My father used to be a big drinker. At least once a week he’d have a few too many at the pub then, after driving home, take his frustrations out on us. He would overreact to any perceived disobedience or annoyance and belt us with the strap (his belt). I remember being hit so many times, including with the buckle that I wasn’t allowed to wear my summer school uniform because of the visible bruises. I had to wear pants. I remember mum crying begging him to stop hitting me.
Being raised Catholic didn’t resonate with me at all. I saw so much hypocrisy and I rebelled against their rules (be a nice girl etc). As soon as I left home I busied myself with partying. I can’t remember when my drinking changed from weekend binges to drinking each evening, but I know it was in my early 20’s. I’m now 40.
I’ve been fortunate not to have ended up in serious trouble if you don’t count two divorces, one from an incredibly vicious, violent man, a DUI in my mid-20’s, lots of wasted money and several other failed relationships including a long running affair with a married man who had his own substance addiction problem.
During my second marriage, the stress of living with a jealous psychopath fuelled my drinking to unprecedented levels, even for me.
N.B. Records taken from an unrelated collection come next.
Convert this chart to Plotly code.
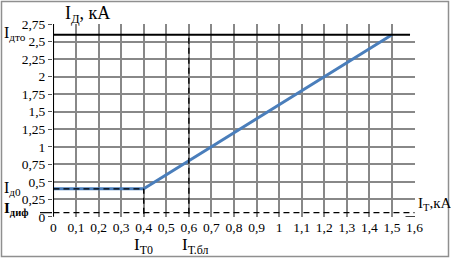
import plotly.graph_objects as go

# characteristic (I_T, I_D)
x_char = [0, 0.4, 1.5]
y_char = [0.4, 0.4, 2.6]
I_dto = 2.6
I_d0 = 0.4
I_T0 = 0.4
I_Tbl = 0.6
I_dif = 0.06
x_end = 1.58

x_ticks = [round(i * 0.1, 1) for i in range(17)]
x_labels = ["0", "0,1", "0,2", "0,3", "0,4", "0,5", "0,6", "0,7", "0,8", "0,9",
            "1", "1,1", "1,2", "1,3", "1,4", "1,5", "1,6"]
y_ticks = [i * 0.25 for i in range(12)]
y_labels = ["0", "0,25", "0,5", "0,75", "1", "1,25", "1,5", "1,75", "2", "2,25", "2,5", "2,75"]

FONT = "Liberation Serif"
W, H = 451, 259
ML, MR, MT, MB = 53, 36, 24, 42
PW, PH = W - ML - MR, H - MT - MB


def px_x(px):
    return (px - ML) / PW


def px_y(py):
    return (H - MB - py) / PH


fig = go.Figure()

# blue characteristic
fig.add_trace(go.Scatter(x=x_char, y=y_char, mode="lines",
                         line=dict(color="#4A7EBB", width=3), hoverinfo="skip"))
# I_dto line
fig.add_trace(go.Scatter(x=[-0.025, x_end], y=[I_dto, I_dto], mode="lines",
                         line=dict(color="black", width=2), hoverinfo="skip"))
# dashed lines
dash = dict(color="black", width=1.3, dash="6px,4px")
fig.add_trace(go.Scatter(x=[0, I_T0], y=[I_d0, I_d0], mode="lines", line=dash, hoverinfo="skip"))
fig.add_trace(go.Scatter(x=[I_T0, I_T0], y=[-0.1, I_d0], mode="lines", line=dash, hoverinfo="skip"))
fig.add_trace(go.Scatter(x=[I_Tbl, I_Tbl], y=[-0.1, I_dto], mode="lines", line=dash, hoverinfo="skip"))
fig.add_trace(go.Scatter(x=[0, 1.6], y=[I_dif, I_dif], mode="lines", line=dash, hoverinfo="skip"))
fig.add_trace(go.Scatter(x=[-0.006], y=[I_dif], mode="markers",
                         marker=dict(color="black", size=4), hoverinfo="skip"))
# y axis line
fig.add_trace(go.Scatter(x=[0, 0], y=[0, 2.9], mode="lines",
                         line=dict(color="black", width=1.2), hoverinfo="skip"))
# x axis tail
fig.add_trace(go.Scatter(x=[1.56, 1.64], y=[0, 0], mode="lines",
                         line=dict(color="black", width=1.2), hoverinfo="skip"))
# arrow heads
fig.add_trace(go.Scatter(x=[0], y=[2.96], mode="markers",
                         marker=dict(symbol="triangle-up", color="black", size=7), hoverinfo="skip"))
fig.add_trace(go.Scatter(x=[1.665], y=[0], mode="markers",
                         marker=dict(symbol="triangle-right", color="black", size=7), hoverinfo="skip"))

fig.update_traces(cliponaxis=False)

annotations = [
    dict(x=px_x(63), y=px_y(14), xref="paper", yref="paper", xanchor="left", yanchor="middle",
         text="I<sub>Д</sub>, кА", showarrow=False, font=dict(family=FONT, size=18, color="black")),
    dict(x=px_x(2), y=px_y(33), xref="paper", yref="paper", xanchor="left", yanchor="middle",
         text="I<sub>дто</sub>", showarrow=False, font=dict(family=FONT, size=16, color="black")),
    dict(x=px_x(2), y=px_y(188), xref="paper", yref="paper", xanchor="left", yanchor="middle",
         text="I<sub>д0</sub>", showarrow=False, font=dict(family=FONT, size=16, color="black")),
    dict(x=px_x(2), y=px_y(209), xref="paper", yref="paper", xanchor="left", yanchor="middle",
         text="<b>I<sub>диф</sub></b>", showarrow=False, font=dict(family=FONT, size=15, color="black")),
    dict(x=I_T0, y=px_y(246), xref="x", yref="paper", xanchor="center", yanchor="middle",
         text="I<sub>Т0</sub>", showarrow=False, font=dict(family=FONT, size=17, color="black")),
    dict(x=px_x(180), y=px_y(246), xref="paper", yref="paper", xanchor="left", yanchor="middle",
         text="I<sub>Т.бл</sub>", showarrow=False, font=dict(family=FONT, size=17, color="black")),
    dict(x=px_x(416), y=px_y(204), xref="paper", yref="paper", xanchor="left", yanchor="middle",
         text="I<sub>Т</sub>,кА", showarrow=False, font=dict(family=FONT, size=15, color="black")),
]

shapes = [
    # outer border
    dict(type="rect", xref="paper", yref="paper", x0=px_x(1.5), x1=px_x(448.5),
         y0=px_y(256.5), y1=px_y(1.5), line=dict(color="#8f8f8f", width=1.5)),
    # pointer from I_dif label
    dict(type="line", xref="paper", yref="y", x0=px_x(40), x1=px_x(52), y0=I_dif, y1=I_dif,
         line=dict(color="black", width=1.2)),
]

grid_col = "#888888"
fig.update_layout(
    width=W, height=H, margin=dict(l=ML, r=MR, t=MT, b=MB),
    paper_bgcolor="white", plot_bgcolor="white", showlegend=False,
    annotations=annotations, shapes=shapes,
    xaxis=dict(range=[-0.002, 1.602], tickvals=x_ticks, ticktext=x_labels,
               showgrid=True, gridcolor=grid_col, gridwidth=1.5, zeroline=False,
               showline=False, ticks="", tickfont=dict(family=FONT, size=13.5, color="black"),
               fixedrange=True),
    yaxis=dict(range=[-0.002, 2.752], tickvals=y_ticks, ticktext=y_labels,
               showgrid=True, gridcolor=grid_col, gridwidth=1.5, zeroline=False,
               showline=False, ticks="outside", ticklen=4, tickcolor="#555",
               tickfont=dict(family=FONT, size=13.5, color="black"), fixedrange=True),
)

fig.write_html("out.html")
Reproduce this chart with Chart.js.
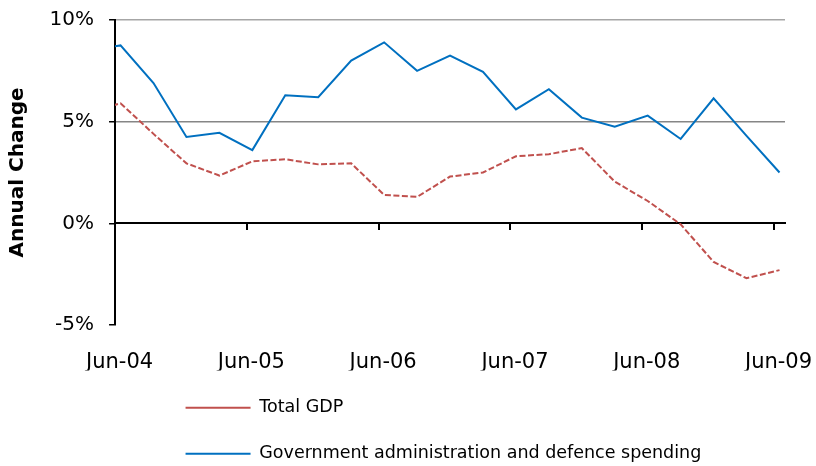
<!DOCTYPE html>
<html>
<head>
<meta charset="utf-8">
<script src="https://cdn.jsdelivr.net/npm/chart.js@4"></script>
<style>
  body { margin: 0; background: #fff; }
  #wrap { width: 816px; height: 466px; }
</style>
</head>
<body>
<div id="wrap"><canvas id="chart" width="816" height="466"></canvas></div>
<script>
// Quarterly observations (Mar-04 sits just left of the axis and gets clipped)
const quarters = ['Mar-04', 'Jun-04', 'Sep-04', 'Dec-04', 'Mar-05', 'Jun-05', 'Sep-05', 'Dec-05',
    'Mar-06', 'Jun-06', 'Sep-06', 'Dec-06', 'Mar-07', 'Jun-07', 'Sep-07', 'Dec-07',
    'Mar-08', 'Jun-08', 'Sep-08', 'Dec-08', 'Mar-09', 'Jun-09'];

const totalGdp = [5.45, 5.9, 4.4, 2.95, 2.35, 3.05, 3.15, 2.9,
    2.95, 1.4, 1.3, 2.3, 2.5, 3.3, 3.4, 3.7,
    2.05, 1.1, -0.05, -1.9, -2.7, -2.3];

const govSpending = [8.5, 8.75, 6.9, 4.25, 4.45, 3.6, 6.3, 6.2,
    8.0, 8.9, 7.5, 8.25, 7.45, 5.6, 6.6, 5.2,
    4.75, 5.3, 4.15, 6.15, 4.3, 2.5];

const tickLabels = ['Jun-04', 'Jun-05', 'Jun-06', 'Jun-07', 'Jun-08', 'Jun-09'];
const yTicks = [-5, 0, 5, 10];

const MONTHS = { Mar: 2, Jun: 5, Sep: 8, Dec: 11 };
function monthIndex(label) {
    const [m, y] = label.split('-');
    return (parseInt(y, 10) - 4) * 12 + MONTHS[m];
}

// points sit mid-month, ticks at the start of the month
const xs = quarters.map(q => monthIndex(q) + 0.5);
const xMin = monthIndex(tickLabels[0]);
const xMax = monthIndex(tickLabels[tickLabels.length - 1]) + 1;

const gridColors = { 10: '#a6a6a6', 5: '#868686' };
const LEGEND_INDENT = 42;

function setTicks(scale) {
    scale.ticks = tickLabels.map(l => ({ value: monthIndex(l) }));
}

Chart.defaults.font.family = 'DejaVu Sans';
Chart.defaults.color = '#000';

// push the (wrapped) legend rows right so they line up under the plot
const legendIndent = {
    id: 'legendIndent',
    afterLayout(chart) {
        chart.legend.left += LEGEND_INDENT;
        chart.legend.right += LEGEND_INDENT;
    }
};

new Chart(document.getElementById('chart'), {
    type: 'line',
    data: {
        datasets: [
            {
                label: 'Total GDP',
                data: totalGdp.map((v, i) => ({ x: xs[i], y: v })),
                borderColor: '#c0504d',
                backgroundColor: '#c0504d',
                borderWidth: 2,
                borderDash: [6, 2.5],
                pointRadius: 0,
                tension: 0
            },
            {
                label: 'Government administration and defence spending',
                data: govSpending.map((v, i) => ({ x: xs[i], y: v })),
                borderColor: '#0070c0',
                backgroundColor: '#0070c0',
                borderWidth: 2,
                pointRadius: 0,
                tension: 0
            }
        ]
    },
    options: {
        responsive: false,
        animation: false,
        devicePixelRatio: 1,
        layout: { padding: { top: 20, right: 31, bottom: -6.5, left: 0 } },
        plugins: {
            tooltip: { enabled: false },
            legend: {
                position: 'bottom',
                align: 'start',
                fullSize: false,
                labels: {
                    usePointStyle: true,
                    pointStyle: 'line',
                    pointStyleWidth: 65,
                    padding: 28.5,
                    font: { size: 17.5 },
                    color: '#000'
                }
            }
        },
        scales: {
            x: {
                type: 'linear',
                min: xMin,
                max: xMax,
                afterBuildTicks: setTicks,
                grid: { display: false, drawTicks: true, tickLength: 29.5 },
                border: { display: false },
                ticks: {
                    callback: (v, i) => tickLabels[i],
                    autoSkip: false,
                    maxRotation: 0,
                    labelOffset: 4.5,
                    padding: 0,
                    font: { size: 21, lineHeight: 16 / 21 }
                }
            },
            x0: {
                axis: 'x',
                type: 'linear',
                position: { y: 0 },
                min: xMin,
                max: xMax,
                afterBuildTicks: setTicks,
                grid: { drawOnChartArea: false, drawTicks: true, tickLength: 6, tickColor: '#000', lineWidth: 2 },
                border: { color: '#000', width: 2 },
                ticks: { display: false }
            },
            y: {
                min: yTicks[0],
                max: yTicks[yTicks.length - 1],
                afterBuildTicks: scale => { scale.ticks = yTicks.map(v => ({ value: v })); },
                grid: {
                    color: ctx => gridColors[ctx.tick.value] || 'rgba(0,0,0,0)',
                    lineWidth: 1.5,
                    tickColor: '#000',
                    tickLength: 6
                },
                border: { color: '#000', width: 2 },
                ticks: {
                    callback: v => v + '%',
                    padding: 15,
                    font: { size: 20, lineHeight: 0.5 }
                },
                title: {
                    display: true,
                    text: 'Annual Change',
                    font: { size: 20, weight: 'bold' },
                    padding: { top: 6, bottom: 4.6 }
                }
            }
        }
    },
    plugins: [legendIndent]
});
</script>
</body>
</html>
I used alcohol to cope with his behaviour and used it to numb my fear after I escaped his tyranny. It was then I engaged in counselling for PTSD. That counsellor was fabulous at the PTSD side of things but was not equipped to counsel my alcohol addiction. She referred me to a psychiatrist, who was clearly an alcoholic himself. I went twice but didn’t buy what he was selling. You can’t bs a bs-er.
So I struggled on, always wanting to drink less, to be in control of my drinking without succeeding.
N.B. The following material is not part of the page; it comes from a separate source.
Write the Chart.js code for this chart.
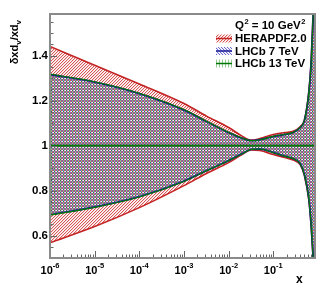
<!DOCTYPE html>
<html><head><meta charset="utf-8">
<script src="https://cdn.jsdelivr.net/npm/chart.js@4.4.0/dist/chart.umd.min.js"></script>
<style>html,body{margin:0;padding:0;background:#fff}#wrap{width:332px;height:288px;position:relative}</style>
</head><body>
<div id="wrap"><canvas id="c"></canvas></div>
<script>
// ---- data ----
const xValues   = [1e-6, 1e-5, 1e-4, 1e-3, 3.2e-3, 1e-2, 0.02, 0.032, 0.05, 0.1, 0.18, 0.28, 0.4, 0.5, 0.63, 0.71, 0.79, 0.86];
const heraUp    = [1.441, 1.357, 1.274, 1.187, 1.131, 1.080, 1.042, 1.024, 1.031, 1.049, 1.058, 1.064, 1.084, 1.115, 1.245, 1.385, 1.605, 1.76];
const heraDown  = [0.568, 0.640, 0.724, 0.822, 0.876, 0.924, 0.960, 0.980, 0.978, 0.960, 0.947, 0.936, 0.915, 0.865, 0.755, 0.635, 0.485, 0.34];
const lhcb7Up   = [1.316, 1.282, 1.231, 1.158, 1.107, 1.058, 1.033, 1.022, 1.026, 1.040, 1.049, 1.058, 1.080, 1.112, 1.240, 1.380, 1.600, 1.76];
const lhcb7Down = [0.693, 0.727, 0.773, 0.842, 0.889, 0.933, 0.964, 0.983, 0.985, 0.969, 0.953, 0.942, 0.920, 0.870, 0.760, 0.640, 0.490, 0.34];
const lhcb13Up  = [1.318, 1.284, 1.233, 1.160, 1.108, 1.059, 1.034, 1.022, 1.026, 1.041, 1.050, 1.059, 1.081, 1.113, 1.242, 1.382, 1.602, 1.76];
const lhcb13Down= [0.691, 0.725, 0.771, 0.840, 0.888, 0.932, 0.963, 0.983, 0.985, 0.968, 0.952, 0.941, 0.919, 0.869, 0.758, 0.638, 0.488, 0.34];
const centralValues = [1, 1, 1, 1, 1, 1, 1, 1, 1, 1, 1, 1, 1, 1, 1, 1, 1, 1];
const seriesNames = ['HERAPDF2.0', 'LHCb 7 TeV', 'LHCb 13 TeV'];
const yMajorTicks = [0.6, 0.8, 1, 1.2, 1.4];
const yTickLabels = ['0.6', '0.8', '1', '1.2', '1.4'];
const xMajorExponents = [-6, -5, -4, -3, -2, -1];
const yTitleParts = ['δxd', 'v', '/xd', 'v'];
const scaleLabel = ['Q', '2', ' = 10 GeV', '2'];

// ---- styles ----
const FONT = '"Liberation Sans", Arial, Helvetica, sans-serif';
const colors = {
  hera: {line: 'rgb(195,35,35)', hatch: [205, 45, 45], a: [0.8, 0.2], w: 1.6, cw: 1.6},
  l7:   {line: 'rgb(25,25,150)', hatch: [45, 45, 190], a: [0.7, 0.12], w: 1.9, cw: 1.4},
  l13:  {line: 'rgb(0,120,0)',   hatch: [20, 140, 20], a: [0.45, 0], w: 1.1, cw: 1.8}
};
function makePattern(col, type) {
  const rgb = col.hatch;
  const c = document.createElement('canvas'); c.width = 3; c.height = 3;
  const g = c.getContext('2d');
  for (let x = 0; x < 3; x++) for (let y = 0; y < 3; y++) {
    let k;
    if (type === '/') k = (x + y) % 3;
    else if (type === '\\') k = ((x - y) % 3 + 3) % 3;
    else k = x % 3;
    const a = k === 0 ? col.a[0] : (k === 1 ? col.a[1] : 0);
    if (a > 0) { g.fillStyle = `rgba(${rgb[0]},${rgb[1]},${rgb[2]},${a})`; g.fillRect(x, y, 1, 1); }
  }
  const cv = document.createElement('canvas').getContext('2d');
  return cv.createPattern(c, 'repeat');
}
const patHera = makePattern(colors.hera, '/');
const pat7 = makePattern(colors.l7, '\\');
const pat13 = makePattern(colors.l13, '|');

function pts(arr) { return arr.map((v, i) => ({x: xValues[i], y: v})); }
function band(name, up, down, col, pat, order) {
  const common = {pointRadius: 0, borderWidth: col.w, borderColor: col.line, cubicInterpolationMode: 'monotone', order};
  return [
    Object.assign({label: name + ' up', data: pts(up), fill: '+1', backgroundColor: pat}, common),
    Object.assign({label: name + ' down', data: pts(down), fill: false}, common),
    Object.assign({}, common, {label: name, data: pts(centralValues), fill: false, borderWidth: col.cw})
  ];
}

const decor = {
  id: 'decor',
  afterDatasetsDraw(chart) {
    const ctx = chart.ctx, xs = chart.scales.x, ys = chart.scales.y, a = chart.chartArea;
    ctx.save();
    ctx.strokeStyle = '#666'; ctx.lineWidth = 1;
    ctx.beginPath();
    for (let v = 0.5; v <= 1.5801; v += 0.05) {
      const vv = Math.round(v * 100) / 100;
      const major = yMajorTicks.some(t => Math.abs(t - vv) < 1e-6);
      const py = Math.round(ys.getPixelForValue(vv)) + 0.5;
      ctx.moveTo(a.left, py); ctx.lineTo(a.left + (major ? 7 : 3.5), py);
    }
    for (let e = -6; e <= 0; e++) {
      for (let k = 1; k <= 9; k++) {
        const v = k * Math.pow(10, e);
        if (v < 1e-6 || v > 0.86) continue;
        const px = Math.round(xs.getPixelForValue(v)) + 0.5;
        ctx.moveTo(px, a.bottom); ctx.lineTo(px, a.bottom - (k === 1 ? 7 : 3.5));
      }
    }
    ctx.stroke();
    ctx.strokeStyle = '#8a8a8a'; ctx.lineWidth = 2;
    ctx.strokeRect(a.left, a.top, a.right - a.left, a.bottom - a.top);
    ctx.restore();
  },
  afterDraw(chart) {
    const ctx = chart.ctx, xs = chart.scales.x;
    ctx.save();
    ctx.fillStyle = '#000';
    ctx.textBaseline = 'alphabetic';
    xMajorExponents.forEach(e => {
      const px = xs.getPixelForValue(Math.pow(10, e));
      ctx.font = 'bold 11px ' + FONT;
      const w1 = ctx.measureText('10').width;
      ctx.font = 'bold 7.5px ' + FONT;
      const es = '-' + Math.abs(e);
      const w2 = ctx.measureText(es).width;
      const x0 = px - (w1 + w2) / 2;
      ctx.font = 'bold 11px ' + FONT;
      ctx.fillText('10', x0, 274);
      ctx.font = 'bold 7.5px ' + FONT;
      ctx.fillText(es, x0 + w1, 268);
    });
    ctx.font = 'bold 12px ' + FONT;
    ctx.fillText('x', 296, 283);
    const big = 'bold 11px ' + FONT, small = 'bold 8px ' + FONT;
    const fonts = [big, small, big, small];
    let w = 0;
    yTitleParts.forEach((s, i) => { ctx.font = fonts[i]; w += ctx.measureText(s).width; });
    ctx.save();
    ctx.translate(18, 20 + w);
    ctx.rotate(-Math.PI / 2);
    let cx = 0;
    yTitleParts.forEach((s, i) => {
      ctx.font = fonts[i];
      ctx.fillText(s, cx, i % 2 ? 3 : 0);
      cx += ctx.measureText(s).width;
    });
    ctx.restore();
    const hf = ['bold 11.5px ' + FONT, 'bold 7.5px ' + FONT, 'bold 11.5px ' + FONT, 'bold 7.5px ' + FONT];
    let lx = 235;
    scaleLabel.forEach((s, i) => {
      ctx.font = hf[i];
      ctx.fillText(s, lx, i % 2 ? 24 : 28.5);
      lx += ctx.measureText(s).width + (i % 2 ? 0 : 0.5);
    });
    const ents = [[seriesNames[0], patHera, colors.hera.line, 38.5], [seriesNames[1], pat7, colors.l7.line, 51], [seriesNames[2], pat13, colors.l13.line, 63.5]];
    ents.forEach(([name, pat, col, cy]) => {
      ctx.fillStyle = pat;
      ctx.fillRect(216, cy - 4, 16, 8);
      ctx.strokeStyle = col; ctx.lineWidth = 1.5;
      ctx.beginPath(); ctx.moveTo(216, cy); ctx.lineTo(232, cy); ctx.stroke();
      ctx.fillStyle = '#000';
      ctx.font = 'bold 11.5px ' + FONT;
      ctx.textBaseline = 'middle';
      ctx.fillText(name, 235, cy + 0.5);
      ctx.textBaseline = 'alphabetic';
    });
    ctx.restore();
  }
};

new Chart(document.getElementById('c'), {
  type: 'line',
  data: {
    datasets: [
      ...band(seriesNames[0], heraUp, heraDown, colors.hera, patHera, 3),
      ...band(seriesNames[1], lhcb7Up, lhcb7Down, colors.l7, pat7, 2),
      ...band(seriesNames[2], lhcb13Up, lhcb13Down, colors.l13, pat13, 1)
    ]
  },
  options: {
    responsive: true, maintainAspectRatio: false, animation: false,
    layout: {padding: {top: 14, right: 17, left: 0, bottom: 0}},
    plugins: {legend: {display: false}, tooltip: {enabled: false}},
    scales: {
      x: {
        type: 'logarithmic', min: 1e-6, max: 0.86,
        grid: {display: false, drawTicks: false}, border: {display: false},
        ticks: {display: false},
        afterFit(s) { s.height = 30; }
      },
      y: {
        type: 'linear', min: 0.5, max: 1.585,
        grid: {display: false, drawTicks: false}, border: {display: false},
        afterBuildTicks(s) { s.ticks = yMajorTicks.map(v => ({value: v})); },
        ticks: {
          padding: 2, color: '#000',
          font: {family: FONT, size: 11.5, weight: 'bold'},
          callback(v) { const i = yMajorTicks.findIndex(t => Math.abs(t - v) < 1e-6); return i >= 0 ? yTickLabels[i] : ''; }
        },
        afterFit(s) { s.width = 50; }
      }
    }
  },
  plugins: [decor]
});
</script>
</body></html>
Several years after leaving my 2nd husband, I had undergone a reasonable amount of healing and embarked on a relationship with my current partner. The first night we were together, I had a blackout. It was a combination of alcohol and PTSD because I went into a flashback then passed out.
That didn’t scare him off. Soon after, he took me to a party to meet some of his friends. Everyone was drinking, my partner was driving and he doesn’t usually get drunk. It does not appeal to him. I certainly got drunk and ended up saying nasty things to a girl I decided I didn’t like and completely embarrassed him. He didn’t say anything about it the following day and, as far as I know, he hasn’t kept in touch with any of those people. Another outburst occurred when I got drunk at his new company’s first Christmas party. I became paranoid about him talking to a female business associate, and then apparently completely abused him in front of everyone at the party. I can’t remember it but it must have been terrible because he didn’t come home that night and the next morning completely lost it with me and was set to leave.
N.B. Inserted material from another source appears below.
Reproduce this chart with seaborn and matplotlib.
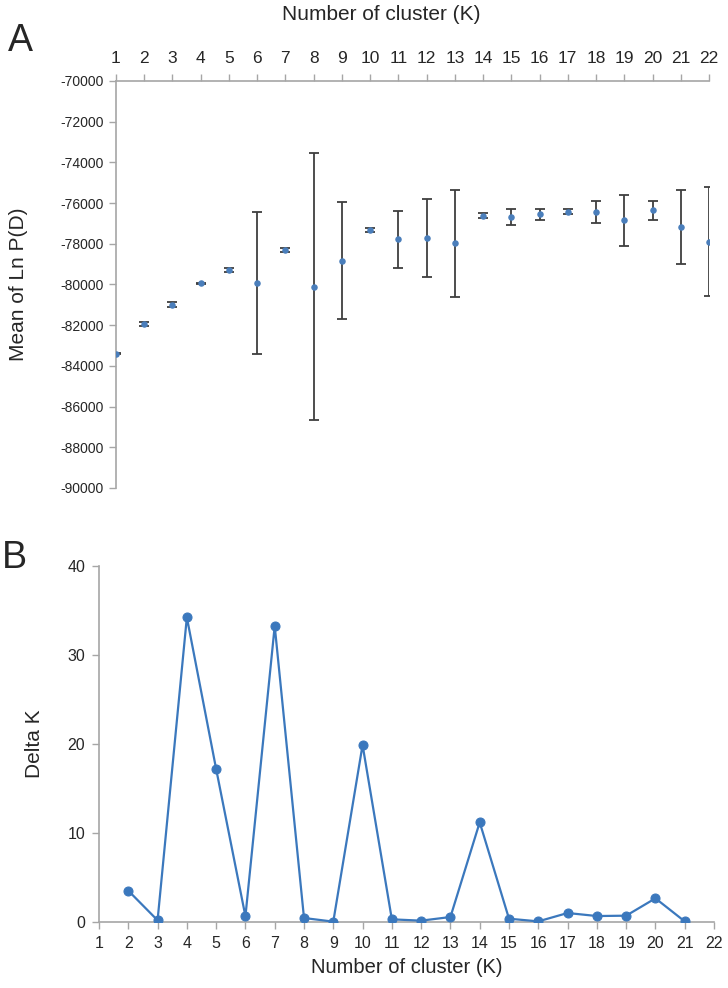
import matplotlib
matplotlib.use("Agg")
import matplotlib.pyplot as plt
import seaborn as sns
import pandas as pd
import numpy as np

# ---- data ----
k_values = list(range(1, 23))
mean_lnp = [-83400, -81940, -80990, -79950, -79290, -79930, -78300, -80100,
            -78830, -77320, -77780, -77730, -77980, -76630, -76680, -76550,
            -76420, -76440, -76850, -76360, -77180, -77900]
sd_lnp = [30, 110, 130, 30, 80, 3470, 80, 6580, 2870, 80, 1400, 1920,
          2640, 120, 400, 260, 120, 520, 1250, 480, 1800, 2680]

k_delta = list(range(2, 22))
delta_k = [3.52, 0.19, 34.23, 17.19, 0.64, 33.26, 0.45, 0.04, 19.89, 0.30,
           0.15, 0.56, 11.2, 0.37, 0.07, 1.01, 0.67, 0.71, 2.66, 0.07]

y_ticks_a = list(range(-90000, -69999, 2000))
y_ticks_b = [0, 10, 20, 30, 40]

sns.set_theme(style="white")
plt.rcParams['font.family'] = ['Liberation Sans', 'DejaVu Sans']

W, H = 728, 988
fig = plt.figure(figsize=(W / 100, H / 100), dpi=100)

def fx(px):
    return px / W

def fy(py):
    return 1 - py / H

spine_col = "#A6A6A6"
blue = "#4A7EBB"
line_blue = "#3B78BD"

# ---- Panel A ----
axA = fig.add_axes([fx(116), fy(488), fx(709) - fx(116), fy(81) - fy(488)])
dfA = pd.DataFrame({"K": k_values, "mean": mean_lnp, "sd": sd_lnp})
axA.errorbar(dfA["K"], dfA["mean"], yerr=dfA["sd"], fmt="none",
             ecolor="#3F3F3F", elinewidth=1.3, capsize=3.5, capthick=1.3, zorder=2)
sns.scatterplot(data=dfA, x="K", y="mean", ax=axA, color=blue, s=22,
                marker="o", edgecolor=blue, linewidth=0, zorder=3, legend=False)
axA.set_xlim(1, 22)
axA.set_ylim(-90000, -70000)
axA.set_xticks(k_values)
axA.set_xticklabels([str(k) for k in k_values], fontsize=12.5)
axA.set_yticks(y_ticks_a)
axA.set_yticklabels([str(v) for v in y_ticks_a], fontsize=10)
axA.xaxis.tick_top()
axA.xaxis.set_label_position("top")
axA.set_xlabel("")
axA.set_ylabel("Mean of Ln P(D)", fontsize=15)
axA.yaxis.set_label_coords(-0.148, 0.5)
for s in ["bottom", "right"]:
    axA.spines[s].set_visible(False)
for s in ["top", "left"]:
    axA.spines[s].set_color(spine_col)
    axA.spines[s].set_linewidth(1.2)
axA.tick_params(axis="x", which="major", direction="out", length=5, width=1,
                color=spine_col, pad=6, top=True, bottom=False)
axA.tick_params(axis="y", which="major", direction="out", length=5, width=1,
                color=spine_col, pad=4, left=True)
axA.grid(False)

fig.text(fx(381), fy(14), "Number of cluster (K)", fontsize=15, ha="center", va="center")
fig.text(fx(8), fy(41), "A", fontsize=27, ha="left", va="center")

# ---- Panel B ----
axB = fig.add_axes([fx(99), fy(922), fx(714) - fx(99), fy(566) - fy(922)])
dfB = pd.DataFrame({"K": k_delta, "delta": delta_k})
sns.lineplot(data=dfB, x="K", y="delta", ax=axB, color=line_blue, linewidth=1.6,
             marker="o", markersize=6.5, markeredgecolor=line_blue, zorder=3)
axB.set_xlim(1, 22)
axB.set_ylim(0, 40)
axB.set_xticks(k_values)
axB.set_xticklabels([str(k) for k in k_values], fontsize=11.5)
axB.set_yticks(y_ticks_b)
axB.set_yticklabels([str(v) for v in y_ticks_b], fontsize=11.5)
axB.set_xlabel("Number of cluster (K)", fontsize=14.5)
axB.xaxis.set_label_coords(0.5, -0.10)
axB.set_ylabel("Delta K", fontsize=15)
axB.yaxis.set_label_coords(-0.089, 0.5)
for s in ["top", "right"]:
    axB.spines[s].set_visible(False)
for s in ["bottom", "left"]:
    axB.spines[s].set_color(spine_col)
    axB.spines[s].set_linewidth(1.2)
axB.tick_params(axis="x", direction="out", length=5, width=1, color=spine_col,
                pad=5, bottom=True)
axB.tick_params(axis="y", direction="out", length=5, width=1, color=spine_col,
                pad=5, left=True)
axB.grid(False)

fig.text(fx(2), fy(558), "B", fontsize=27, ha="left", va="center")

fig.savefig("out.png", dpi=100)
I was humiliated and grovelled and apologized and somehow convinced him that I was worth staying with. Since then he has virtually turned a blind eye to my alcohol abuse. He’s hoping I’ll sort it out one day. He mentions it occasionally.
I stopped drinking as soon as I found out I was pregnant and didn’t drink for the first six months of my son’s life, but then stress crept up on me and before I knew it, I had started abusing alcohol again. Planning my days around my child but also factoring in enough time to buy wine and ensuring I had enough for the night.
Given my history with alcohol it was always on the cards that I might not be able to stay sober or in control of my drinking after becoming a mother, especially given the stresses of new parenthood.
When my rational mind looks at the situation, I think “what an irresponsible mother, getting wasted every night after her son and partner go to bed”, but that doesn’t stop me. I often think of the health consequences of my long term alcohol abuse. I can’t imagine how my liver is fairing and I’m afraid of my elevated cancer risks, but as of yet, that hasn’t stopped me.
I know I want to stop. I really do. I want to wake up energized every morning instead of feeling like exhausted death warmed up. My family deserve better and I deserve better. I’ve been controlled and manipulated by alcohol for far too long.
I try to imagine the good things that will come from not drinking such as the body I could have. I would lose some weight and have energy to exercise regularly. I would stop loathing myself and feeling ashamed. I might be able to make some close friends, instead of living in my foggy alcoholic bubble of confusion, remoteness and isolation.